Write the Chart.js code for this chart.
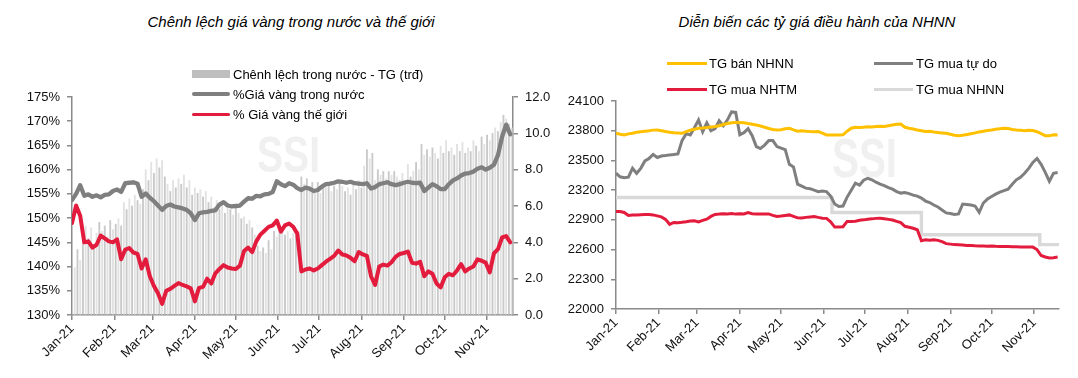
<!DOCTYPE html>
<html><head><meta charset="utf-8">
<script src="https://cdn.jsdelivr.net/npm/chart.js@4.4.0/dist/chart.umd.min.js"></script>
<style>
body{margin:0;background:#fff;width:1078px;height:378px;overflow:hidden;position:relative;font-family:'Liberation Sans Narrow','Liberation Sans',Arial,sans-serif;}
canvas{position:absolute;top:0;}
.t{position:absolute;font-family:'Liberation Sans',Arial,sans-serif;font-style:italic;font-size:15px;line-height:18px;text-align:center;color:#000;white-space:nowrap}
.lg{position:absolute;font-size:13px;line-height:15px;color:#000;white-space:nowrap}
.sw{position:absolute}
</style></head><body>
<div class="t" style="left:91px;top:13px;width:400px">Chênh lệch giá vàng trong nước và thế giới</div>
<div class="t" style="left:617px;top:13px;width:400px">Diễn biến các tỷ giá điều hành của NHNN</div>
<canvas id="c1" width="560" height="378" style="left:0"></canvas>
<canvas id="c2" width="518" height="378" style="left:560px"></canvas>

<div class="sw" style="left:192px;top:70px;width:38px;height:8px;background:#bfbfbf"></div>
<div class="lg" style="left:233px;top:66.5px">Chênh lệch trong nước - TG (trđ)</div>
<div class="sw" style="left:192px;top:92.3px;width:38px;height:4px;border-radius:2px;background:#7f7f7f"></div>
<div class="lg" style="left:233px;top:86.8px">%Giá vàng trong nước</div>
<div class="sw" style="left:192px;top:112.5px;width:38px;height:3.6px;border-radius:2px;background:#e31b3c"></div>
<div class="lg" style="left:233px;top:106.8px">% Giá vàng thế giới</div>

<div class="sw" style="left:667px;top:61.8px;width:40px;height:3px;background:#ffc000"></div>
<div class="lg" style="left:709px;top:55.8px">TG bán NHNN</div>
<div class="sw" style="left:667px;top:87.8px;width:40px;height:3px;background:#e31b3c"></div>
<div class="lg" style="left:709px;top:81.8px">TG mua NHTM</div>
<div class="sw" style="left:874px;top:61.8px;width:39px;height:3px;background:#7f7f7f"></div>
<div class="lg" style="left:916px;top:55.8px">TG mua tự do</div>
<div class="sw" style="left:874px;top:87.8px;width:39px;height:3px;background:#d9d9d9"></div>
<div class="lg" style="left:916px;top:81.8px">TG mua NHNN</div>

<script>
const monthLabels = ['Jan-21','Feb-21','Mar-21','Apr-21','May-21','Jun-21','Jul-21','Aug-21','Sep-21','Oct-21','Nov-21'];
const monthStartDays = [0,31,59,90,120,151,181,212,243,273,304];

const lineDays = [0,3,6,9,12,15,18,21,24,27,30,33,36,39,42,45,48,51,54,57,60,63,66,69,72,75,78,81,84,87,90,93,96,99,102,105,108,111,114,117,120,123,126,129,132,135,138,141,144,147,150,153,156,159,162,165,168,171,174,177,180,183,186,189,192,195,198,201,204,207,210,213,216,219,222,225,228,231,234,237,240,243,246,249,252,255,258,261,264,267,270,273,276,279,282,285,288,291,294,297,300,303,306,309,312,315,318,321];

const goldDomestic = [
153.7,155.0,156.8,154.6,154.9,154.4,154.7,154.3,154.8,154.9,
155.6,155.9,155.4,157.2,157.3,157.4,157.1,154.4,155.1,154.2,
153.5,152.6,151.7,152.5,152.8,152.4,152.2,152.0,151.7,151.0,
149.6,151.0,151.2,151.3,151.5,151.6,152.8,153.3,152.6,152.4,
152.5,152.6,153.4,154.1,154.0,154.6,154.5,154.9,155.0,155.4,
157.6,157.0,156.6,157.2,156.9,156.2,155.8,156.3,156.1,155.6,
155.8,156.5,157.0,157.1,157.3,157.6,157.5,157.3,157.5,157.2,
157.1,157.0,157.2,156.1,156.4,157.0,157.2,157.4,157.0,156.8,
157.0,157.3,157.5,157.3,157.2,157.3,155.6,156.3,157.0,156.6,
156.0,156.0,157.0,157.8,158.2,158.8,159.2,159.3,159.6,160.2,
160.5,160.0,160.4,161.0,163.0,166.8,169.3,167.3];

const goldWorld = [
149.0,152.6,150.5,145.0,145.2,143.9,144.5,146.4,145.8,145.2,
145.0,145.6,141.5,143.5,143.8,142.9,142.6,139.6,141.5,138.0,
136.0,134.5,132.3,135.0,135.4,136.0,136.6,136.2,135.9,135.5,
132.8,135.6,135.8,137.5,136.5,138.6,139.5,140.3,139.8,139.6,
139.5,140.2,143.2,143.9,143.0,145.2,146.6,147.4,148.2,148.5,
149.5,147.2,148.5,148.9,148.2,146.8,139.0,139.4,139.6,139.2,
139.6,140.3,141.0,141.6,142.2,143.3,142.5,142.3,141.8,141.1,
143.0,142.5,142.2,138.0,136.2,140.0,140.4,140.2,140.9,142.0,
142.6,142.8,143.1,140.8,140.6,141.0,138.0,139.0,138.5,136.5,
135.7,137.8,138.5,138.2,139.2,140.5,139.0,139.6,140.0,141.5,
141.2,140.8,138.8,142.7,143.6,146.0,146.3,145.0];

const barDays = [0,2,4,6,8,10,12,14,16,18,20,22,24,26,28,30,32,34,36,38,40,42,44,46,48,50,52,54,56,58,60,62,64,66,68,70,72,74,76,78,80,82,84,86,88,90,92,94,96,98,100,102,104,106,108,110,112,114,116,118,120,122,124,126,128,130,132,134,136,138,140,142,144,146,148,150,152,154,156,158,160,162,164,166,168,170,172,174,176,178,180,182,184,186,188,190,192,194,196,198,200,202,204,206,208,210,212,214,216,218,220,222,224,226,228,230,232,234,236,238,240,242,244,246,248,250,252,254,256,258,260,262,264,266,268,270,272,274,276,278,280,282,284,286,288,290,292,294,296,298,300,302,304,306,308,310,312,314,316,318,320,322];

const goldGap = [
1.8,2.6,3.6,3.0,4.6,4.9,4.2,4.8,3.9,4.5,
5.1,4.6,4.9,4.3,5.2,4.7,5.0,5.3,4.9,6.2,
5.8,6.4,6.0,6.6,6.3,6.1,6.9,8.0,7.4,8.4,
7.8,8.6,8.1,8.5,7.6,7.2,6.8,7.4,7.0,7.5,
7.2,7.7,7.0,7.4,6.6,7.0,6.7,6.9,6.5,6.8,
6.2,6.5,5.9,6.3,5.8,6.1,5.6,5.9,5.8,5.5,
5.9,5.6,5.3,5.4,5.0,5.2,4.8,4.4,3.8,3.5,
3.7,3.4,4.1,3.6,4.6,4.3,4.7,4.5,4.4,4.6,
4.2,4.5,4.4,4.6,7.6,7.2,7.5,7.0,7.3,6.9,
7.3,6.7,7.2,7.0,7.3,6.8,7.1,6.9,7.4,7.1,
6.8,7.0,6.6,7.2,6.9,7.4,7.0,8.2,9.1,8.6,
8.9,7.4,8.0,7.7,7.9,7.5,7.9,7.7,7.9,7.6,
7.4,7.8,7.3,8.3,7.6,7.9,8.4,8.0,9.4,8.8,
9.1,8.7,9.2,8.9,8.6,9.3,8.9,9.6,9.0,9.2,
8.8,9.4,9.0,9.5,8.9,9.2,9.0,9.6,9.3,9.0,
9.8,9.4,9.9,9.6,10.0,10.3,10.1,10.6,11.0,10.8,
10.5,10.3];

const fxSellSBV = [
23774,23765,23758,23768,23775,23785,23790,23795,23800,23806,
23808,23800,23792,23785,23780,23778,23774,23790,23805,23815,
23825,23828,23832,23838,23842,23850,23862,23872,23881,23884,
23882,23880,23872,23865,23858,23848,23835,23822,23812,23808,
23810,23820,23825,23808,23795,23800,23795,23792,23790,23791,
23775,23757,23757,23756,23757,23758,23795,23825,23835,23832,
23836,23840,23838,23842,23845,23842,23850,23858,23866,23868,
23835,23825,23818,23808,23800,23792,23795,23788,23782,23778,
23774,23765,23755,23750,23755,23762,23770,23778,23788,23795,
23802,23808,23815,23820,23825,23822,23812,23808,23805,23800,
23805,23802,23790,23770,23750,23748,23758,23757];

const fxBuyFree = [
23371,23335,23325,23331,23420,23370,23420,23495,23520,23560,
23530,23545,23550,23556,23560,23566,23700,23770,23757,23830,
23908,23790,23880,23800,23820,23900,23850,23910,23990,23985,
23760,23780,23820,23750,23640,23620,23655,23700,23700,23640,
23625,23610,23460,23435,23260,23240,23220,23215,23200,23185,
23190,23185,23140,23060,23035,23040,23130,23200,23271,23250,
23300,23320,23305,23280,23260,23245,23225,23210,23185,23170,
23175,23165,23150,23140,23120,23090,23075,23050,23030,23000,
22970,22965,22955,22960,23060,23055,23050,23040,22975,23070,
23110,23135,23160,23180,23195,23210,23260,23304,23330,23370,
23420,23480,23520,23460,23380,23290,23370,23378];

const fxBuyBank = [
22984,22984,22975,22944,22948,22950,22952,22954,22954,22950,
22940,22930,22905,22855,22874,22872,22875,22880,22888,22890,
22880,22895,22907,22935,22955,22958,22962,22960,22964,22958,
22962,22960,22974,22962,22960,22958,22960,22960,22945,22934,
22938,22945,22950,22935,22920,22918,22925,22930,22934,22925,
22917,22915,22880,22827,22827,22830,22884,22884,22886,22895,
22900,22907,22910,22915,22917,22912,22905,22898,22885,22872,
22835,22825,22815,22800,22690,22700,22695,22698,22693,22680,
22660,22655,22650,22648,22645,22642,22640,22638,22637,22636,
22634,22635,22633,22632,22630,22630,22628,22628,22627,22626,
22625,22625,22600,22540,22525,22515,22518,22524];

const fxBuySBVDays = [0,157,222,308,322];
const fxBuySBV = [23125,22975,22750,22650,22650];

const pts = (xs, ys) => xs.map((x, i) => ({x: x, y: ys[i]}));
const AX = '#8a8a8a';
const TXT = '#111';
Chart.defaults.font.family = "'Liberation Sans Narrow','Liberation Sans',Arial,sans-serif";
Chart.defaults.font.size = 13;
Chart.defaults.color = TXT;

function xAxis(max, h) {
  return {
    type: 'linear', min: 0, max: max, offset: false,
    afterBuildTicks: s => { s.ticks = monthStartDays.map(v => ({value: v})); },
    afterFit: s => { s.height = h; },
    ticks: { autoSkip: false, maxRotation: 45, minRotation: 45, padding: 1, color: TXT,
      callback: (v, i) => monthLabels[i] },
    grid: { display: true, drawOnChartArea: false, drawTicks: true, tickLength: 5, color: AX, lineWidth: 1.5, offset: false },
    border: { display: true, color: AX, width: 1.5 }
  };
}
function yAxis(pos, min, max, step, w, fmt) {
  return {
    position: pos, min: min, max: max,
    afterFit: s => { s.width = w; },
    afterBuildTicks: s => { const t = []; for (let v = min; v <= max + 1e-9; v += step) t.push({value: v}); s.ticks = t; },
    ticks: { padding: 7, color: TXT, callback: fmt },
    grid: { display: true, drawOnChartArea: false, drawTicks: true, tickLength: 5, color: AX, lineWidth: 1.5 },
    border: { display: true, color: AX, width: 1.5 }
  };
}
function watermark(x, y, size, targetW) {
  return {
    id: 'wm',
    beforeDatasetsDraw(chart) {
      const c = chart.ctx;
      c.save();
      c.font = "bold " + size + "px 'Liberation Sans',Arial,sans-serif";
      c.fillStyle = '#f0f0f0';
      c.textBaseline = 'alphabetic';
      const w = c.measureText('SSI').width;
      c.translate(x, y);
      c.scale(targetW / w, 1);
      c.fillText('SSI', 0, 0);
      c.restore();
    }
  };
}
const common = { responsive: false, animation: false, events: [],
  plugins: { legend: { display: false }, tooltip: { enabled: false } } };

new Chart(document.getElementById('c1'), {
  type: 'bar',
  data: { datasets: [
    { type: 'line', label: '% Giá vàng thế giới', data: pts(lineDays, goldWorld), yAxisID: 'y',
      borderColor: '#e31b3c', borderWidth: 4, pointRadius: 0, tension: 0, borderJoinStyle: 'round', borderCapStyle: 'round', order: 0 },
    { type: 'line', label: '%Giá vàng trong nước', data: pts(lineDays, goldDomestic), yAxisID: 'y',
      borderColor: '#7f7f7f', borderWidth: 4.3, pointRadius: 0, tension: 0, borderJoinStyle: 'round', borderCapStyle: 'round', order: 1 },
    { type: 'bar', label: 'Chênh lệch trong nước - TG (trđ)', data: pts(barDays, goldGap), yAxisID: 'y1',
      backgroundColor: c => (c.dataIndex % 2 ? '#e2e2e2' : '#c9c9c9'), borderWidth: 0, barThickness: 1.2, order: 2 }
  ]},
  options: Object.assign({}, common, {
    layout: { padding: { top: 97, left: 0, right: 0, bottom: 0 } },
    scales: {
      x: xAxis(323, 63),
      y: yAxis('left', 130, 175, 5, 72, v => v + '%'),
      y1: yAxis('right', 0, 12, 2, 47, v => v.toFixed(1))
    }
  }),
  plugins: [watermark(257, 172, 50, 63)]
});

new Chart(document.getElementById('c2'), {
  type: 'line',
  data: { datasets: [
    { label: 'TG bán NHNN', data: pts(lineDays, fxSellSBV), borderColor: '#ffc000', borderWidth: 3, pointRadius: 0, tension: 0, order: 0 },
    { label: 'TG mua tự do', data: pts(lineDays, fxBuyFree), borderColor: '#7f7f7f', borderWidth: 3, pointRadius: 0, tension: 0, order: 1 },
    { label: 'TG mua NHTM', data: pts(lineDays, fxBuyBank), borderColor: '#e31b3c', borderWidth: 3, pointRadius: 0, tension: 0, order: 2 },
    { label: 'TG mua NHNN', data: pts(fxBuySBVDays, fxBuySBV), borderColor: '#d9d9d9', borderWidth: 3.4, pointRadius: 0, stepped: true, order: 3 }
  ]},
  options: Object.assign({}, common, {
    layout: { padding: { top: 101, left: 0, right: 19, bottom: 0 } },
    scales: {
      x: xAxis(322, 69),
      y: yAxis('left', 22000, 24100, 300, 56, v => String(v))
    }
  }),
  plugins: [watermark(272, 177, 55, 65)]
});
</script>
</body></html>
========
PROMPT -> Skip the pictures and restate exactly the lines from the beginning of the listing to the line with "vàng thế giới</div>", that line included.

SOLUTION ->
Write the Chart.js code for this chart.
<!DOCTYPE html>
<html><head><meta charset="utf-8">
<script src="https://cdn.jsdelivr.net/npm/chart.js@4.4.0/dist/chart.umd.min.js"></script>
<style>
body{margin:0;background:#fff;width:1078px;height:378px;overflow:hidden;position:relative;font-family:'Liberation Sans Narrow','Liberation Sans',Arial,sans-serif;}
canvas{position:absolute;top:0;}
.t{position:absolute;font-family:'Liberation Sans',Arial,sans-serif;font-style:italic;font-size:15px;line-height:18px;text-align:center;color:#000;white-space:nowrap}
.lg{position:absolute;font-size:13px;line-height:15px;color:#000;white-space:nowrap}
.sw{position:absolute}
</style></head><body>
<div class="t" style="left:91px;top:13px;width:400px">Chênh lệch giá vàng trong nước và thế giới</div>
<div class="t" style="left:617px;top:13px;width:400px">Diễn biến các tỷ giá điều hành của NHNN</div>
<canvas id="c1" width="560" height="378" style="left:0"></canvas>
<canvas id="c2" width="518" height="378" style="left:560px"></canvas>

<div class="sw" style="left:192px;top:70px;width:38px;height:8px;background:#bfbfbf"></div>
<div class="lg" style="left:233px;top:66.5px">Chênh lệch trong nước - TG (trđ)</div>
<div class="sw" style="left:192px;top:92.3px;width:38px;height:4px;border-radius:2px;background:#7f7f7f"></div>
<div class="lg" style="left:233px;top:86.8px">%Giá vàng trong nước</div>
<div class="sw" style="left:192px;top:112.5px;width:38px;height:3.6px;border-radius:2px;background:#e31b3c"></div>
<div class="lg" style="left:233px;top:106.8px">% Giá vàng thế giới</div>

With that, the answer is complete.